When you go shopping for a new engine for your Late Model, you don't simply pick one off the engine builder's floor because he says "they're all pretty much the same, anyhow." No, before you write the check, you want to see the dyno sheet, compare the numbers, one engine against the next, and find out which one will do the best job for you based on where and how you race.
Yet, when it comes to buying a racing helmet-what may be the most important piece of safety gear-drivers often look at only the price tag when deciding which one best protects them. To paraphrase motorcycle daredevil Evel Knievel, if you have a $25 head, it's OK to wear a $25 helmet.
Many tracks and racing organizations compound the helmet-buying dilemma by not having, or not enforcing, helmet standards. Show up with just about anything that covers your head and you can climb into a Street Stock and sit only 2 inches away from a steel rollbar.
Safety Ratings
It's hard to tell a good helmet from a poor one just by looking at it. And helmets "age" over a period of years, so one that was state of the art a decade ago won't do the job it did when new, and it doesn't begin to compare to what is on the market today.
Both the federal Department of Transportation and the private Snell Memorial Foundation set standards for helmets. In the DOT's case, a manufacturer attests that its helmets meet the standards. It is something of an honor system. The Snell standards are much tougher than the DOT's, which is the reason they are the requirement in many racing organizations.
A racing helmet goes through...
A racing helmet goes through testing at the Snell Memorial Foundation.
In its 2002 rule book, NASCAR requires Snell-certified helmets. They have to meet either Snell's 1995 or 2000 criteria.
Snell set its first standards in 1959 and used them as a carrot for manufacturers to improve their products.

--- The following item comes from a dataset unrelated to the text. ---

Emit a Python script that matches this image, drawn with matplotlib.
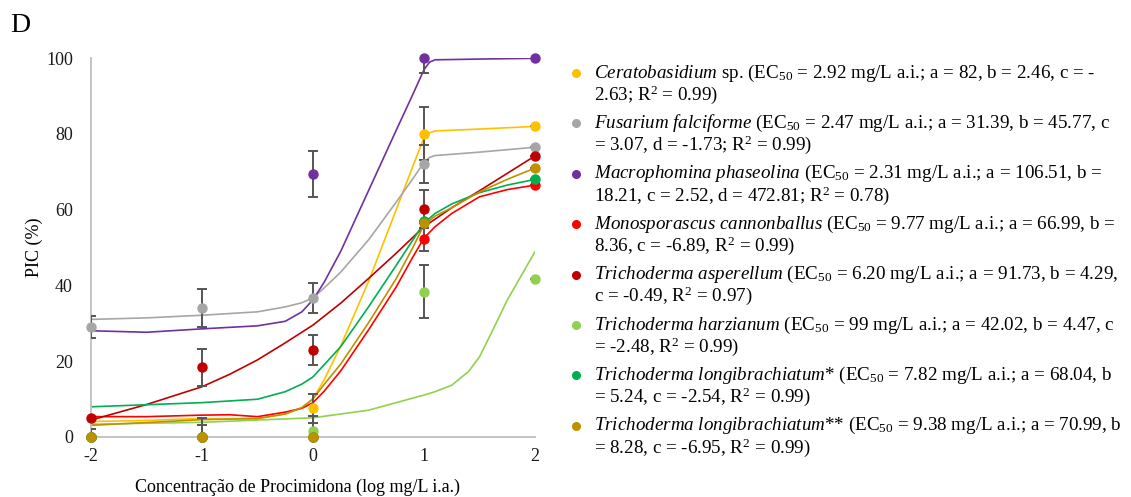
import matplotlib
matplotlib.use("Agg")
import matplotlib.pyplot as plt

plt.rcParams["font.family"] = ["Liberation Serif", "DejaVu Serif"]
plt.rcParams["mathtext.fontset"] = "custom"
plt.rcParams["mathtext.rm"] = "Liberation Serif"
plt.rcParams["mathtext.it"] = "Liberation Serif:italic"

# observed points (log concentration)
dose = [-2, -1, 0, 1, 2]

colors = ["#FFC000", "#A6A6A6", "#7030A0", "#FF0000",
          "#C00000", "#92D050", "#00B050", "#BF9000"]

pic_cerato = [0, 0, 7.5, 80.1, 82.0]
pic_fusarium = [29.0, 34.1, 36.7, 72.0, 76.5]
pic_macro = [0, 0, 69.4, 100, 100]
pic_mono = [0, 0, 0, 52.2, 66.5]
pic_asper = [4.9, 18.3, 22.9, 60.1, 74.2]
pic_harz = [0, 0, 1.5, 38.3, 41.6]
pic_long1 = [0, 0, 0, 57.0, 68.0]
pic_long2 = [0, 0, 0, 56.4, 71.0]

err_cerato = [0, 0, 3.8, 7, 0]
err_fusarium = [2.9, 5, 4, 5, 0]
err_macro = [0, 0, 6, 4, 0]
err_mono = [0, 0, 0, 3, 0]
err_asper = [0, 5, 4, 5, 0]
err_harz = [0, 3.1, 4, 7, 0]
err_long1 = [0, 0, 0, 0, 0]
err_long2 = [2, 4.9, 0, 0, 0]

# fitted curves
fit_x_cerato = [-2, -1.5, -1, -0.5, -0.25, -0.1, 0, 0.1, 0.25, 0.5, 0.75, 0.9, 1, 1.05, 1.1, 1.5, 2]
fit_y_cerato = [4.0, 4.3, 4.8, 4.8, 6.0, 7.6, 10, 15, 24, 41, 60, 71.5, 79, 80.3, 80.8, 81.3, 82]
fit_x_fusarium = [-2, -1.5, -1, -0.5, -0.25, -0.1, 0, 0.1, 0.25, 0.5, 0.75, 0.9, 1, 1.05, 1.1, 1.5, 2]
fit_y_fusarium = [31.0, 31.4, 32.1, 33.0, 34.3, 35.4, 36.7, 39.3, 43.5, 52, 62, 68.2, 72.5, 73.8, 74.3, 75.2, 76.5]
fit_x_macro = [-2, -1.5, -1, -0.5, -0.25, -0.1, 0, 0.1, 0.25, 0.5, 0.75, 0.9, 1, 1.05, 1.1, 1.5, 2]
fit_y_macro = [28.0, 27.6, 28.5, 29.3, 30.5, 33.0, 36.2, 40.8, 49, 65, 81, 90.5, 97, 99, 99.6, 99.8, 100]
fit_x_mono = [-2, -1.5, -1, -0.75, -0.5, -0.25, -0.1, 0, 0.1, 0.25, 0.5, 0.75, 0.9, 1, 1.1, 1.25, 1.5, 1.75, 2]
fit_y_mono = [5.3, 5.3, 5.7, 5.8, 5.3, 6.5, 7.5, 9, 12, 17.4, 28.2, 39.6, 47.5, 52.5, 55.5, 59, 63.4, 65.3, 66.5]
fit_x_asper = [-2, -1.5, -1, -0.75, -0.5, -0.25, 0, 0.25, 0.5, 0.75, 1, 1.25, 1.5, 1.75, 2]
fit_y_asper = [4.4, 8.5, 13.2, 16.5, 20.3, 24.8, 29.5, 35.3, 41.8, 48.5, 55.5, 60.5, 65, 69.6, 74.2]
fit_x_harz = [-2, -1, 0, 0.5, 1, 1.1, 1.25, 1.3, 1.4, 1.5, 1.6, 1.75, 2]
fit_y_harz = [3.3, 3.8, 5.0, 7.0, 11.0, 11.9, 13.6, 14.8, 17.2, 21.1, 27, 36.1, 48.9]
fit_x_long1 = [-2, -1, -0.5, -0.25, -0.1, 0, 0.1, 0.25, 0.5, 0.75, 0.9, 1, 1.1, 1.25, 1.5, 1.75, 2]
fit_y_long1 = [7.9, 9.0, 9.9, 11.9, 13.9, 15.8, 19, 23.8, 34.3, 45.3, 52, 56.5, 59, 61.5, 64.5, 66.5, 68]
fit_x_long2 = [-2, -1, -0.5, -0.25, -0.1, 0, 0.1, 0.25, 0.5, 0.75, 0.9, 1, 1.1, 1.25, 1.5, 1.75, 2]
fit_y_long2 = [3.0, 4.5, 4.8, 6, 7.7, 10, 13.8, 19.2, 30.1, 41.8, 50, 56, 58.3, 60.5, 64.7, 68, 71]

species = ["Ceratobasidium", "Fusarium\\ falciforme", "Macrophomina\\ phaseolina",
           "Monosporascus\\ cannonballus", "Trichoderma\\ asperellum",
           "Trichoderma\\ harzianum", "Trichoderma\\ longibrachiatum",
           "Trichoderma\\ longibrachiatum"]
line1_tail = [" sp. (EC$_{50}$ = 2.92 mg/L a.i.; a = 82, b = 2.46, c = -",
              " (EC$_{50}$ = 2.47 mg/L a.i.; a = 31.39, b = 45.77, c",
              " (EC$_{50}$ = 2.31 mg/L a.i.; a = 106.51, b =",
              " (EC$_{50}$ = 9.77 mg/L a.i.; a = 66.99, b =",
              " (EC$_{50}$ = 6.20 mg/L a.i.; a = 91.73, b = 4.29,",
              " (EC$_{50}$ = 99 mg/L a.i.; a = 42.02, b = 4.47, c",
              "* (EC$_{50}$ = 7.82 mg/L a.i.; a = 68.04, b",
              "** (EC$_{50}$ = 9.38 mg/L a.i.; a = 70.99, b"]
line2 = ["2.63; R$^{2}$ = 0.99)",
         "= 3.07, d = -1.73; R$^{2}$ = 0.99)",
         "18.21, c = 2.52, d = 472.81; R$^{2}$ = 0.78)",
         "8.36, c = -6.89, R$^{2}$ = 0.99)",
         "c = -0.49, R$^{2}$ = 0.97)",
         "= -2.48, R$^{2}$ = 0.99)",
         "= 5.24, c = -2.54, R$^{2}$ = 0.99)",
         "= 8.28, c = -6.95, R$^{2}$ = 0.99)"]

pics = [pic_cerato, pic_fusarium, pic_macro, pic_mono, pic_asper, pic_harz, pic_long1, pic_long2]
errs = [err_cerato, err_fusarium, err_macro, err_mono, err_asper, err_harz, err_long1, err_long2]
fits = [(fit_x_cerato, fit_y_cerato), (fit_x_fusarium, fit_y_fusarium),
        (fit_x_macro, fit_y_macro), (fit_x_mono, fit_y_mono),
        (fit_x_asper, fit_y_asper), (fit_x_harz, fit_y_harz),
        (fit_x_long1, fit_y_long1), (fit_x_long2, fit_y_long2)]

W, H = 1131, 497
fig = plt.figure(figsize=(W / 100, H / 100), dpi=100)
ax = fig.add_axes([91 / W, 1 - 436.7 / H, 444 / W, 378.4 / H])

for (fx, fy), col in zip(fits, colors):
    ax.plot(fx, fy, color=col, lw=1.2, zorder=2, solid_joinstyle="round")

for vals, err, col in zip(pics, errs, colors):
    ax.errorbar(dose, vals, yerr=err, fmt="none", ecolor="#555555",
                elinewidth=1.4, capsize=3.5, capthick=1.4, zorder=3)
for vals, col in zip(pics, colors):
    ax.plot(dose, vals, "o", color=col, ms=6.5, mec=col, zorder=4, clip_on=False)

ax.set_xlim(-2, 2)
ax.set_ylim(0, 100)
ax.set_xticks(dose)
ax.set_xticklabels(["-2", "-1", "0", "1", "2"])
ax.set_yticks([0, 20, 40, 60, 80, 100])
ax.tick_params(length=0, labelsize=13, colors="#1a1a1a")
ax.tick_params(axis="y", pad=13)
ax.tick_params(axis="x", pad=8)
for side in ["top", "right"]:
    ax.spines[side].set_visible(False)
for side in ["left", "bottom"]:
    ax.spines[side].set_color("#BFBFBF")
    ax.spines[side].set_linewidth(1.3)
ax.set_xlabel("Concentração de Procimidona (log mg/L i.a.)", fontsize=13)
ax.xaxis.set_label_coords(0.464, -0.11)
ax.set_ylabel("PIC (%)", fontsize=13)
ax.yaxis.set_label_coords(-0.107, 0.5)

fig.text(10 / W, 1 - 25 / H, "D", fontsize=20, va="center", ha="left")

# legend drawn by hand to keep the wrapped lines
for i in range(len(species)):
    y1 = 73 + 50.4 * i
    fig.add_artist(plt.Line2D([576 / W], [1 - y1 / H], marker="o", ms=5.5,
                              color=colors[i], mec=colors[i], transform=fig.transFigure))
    fig.text(594 / W, 1 - y1 / H, "$\\mathit{" + species[i] + "}$" + line1_tail[i],
             fontsize=13.7, va="center", ha="left")
    fig.text(594 / W, 1 - (y1 + 21.5) / H, line2[i], fontsize=13.7, va="center", ha="left")

fig.savefig("out.png", dpi=100)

"We picked the top 10 percent of the helmets based on their performance and used that as the standard," explains Edward Becker, a mechanical engineer who is the foundation's executive administrator. "It made the other 90 percent scramble to try to match the best ones."
From 1959 to 1975, improvements to helmet design and performance were rapid, Becker says. "At that point we got to the limits of what could be done and still have a helmet that people could wear to drive a car. Now the changes are much more incremental. The best helmets from 1995 could probably meet Snell's 2000 standards."
To obtain a Snell certification on any helmet line, the manufacturer pays a testing fee of about $1,200 to the California research center and must submit five samples to be tested. The certification process begins by cutting one helmet into pieces to examine how it is made. The technicians look at material thickness and strength and how the inner liner is manufactured.
Snell technicians use everything...
Snell technicians use everything from guns to blowtorches to test a helmet's effectiveness under extreme conditions.
A helmet works by taking energy from a crash and first dissipating it over as large an area as possible to reduce the force at the point of impact. The energy is then diminished further before it gets to the head by the impact-absorbing material that forms the inner liner.
During testing, helmets are mounted on machines that drop them against pieces of metal that resemble the shapes of things normally found in a race car-the rollcage, door opening, etc.-to see how the helmets hold up. The testing equipment also records how much of the impact is transferred to the sensor-loaded "head" inside the helmets. Another machine puts a load on the chin strap to see if it will fail under a simulated racing crash. Yet another test determines if the helmet can slip off the driver's head in a crash (Yes, it can happen if the helmet isn't the right size or the chin strap isn't tightened properly).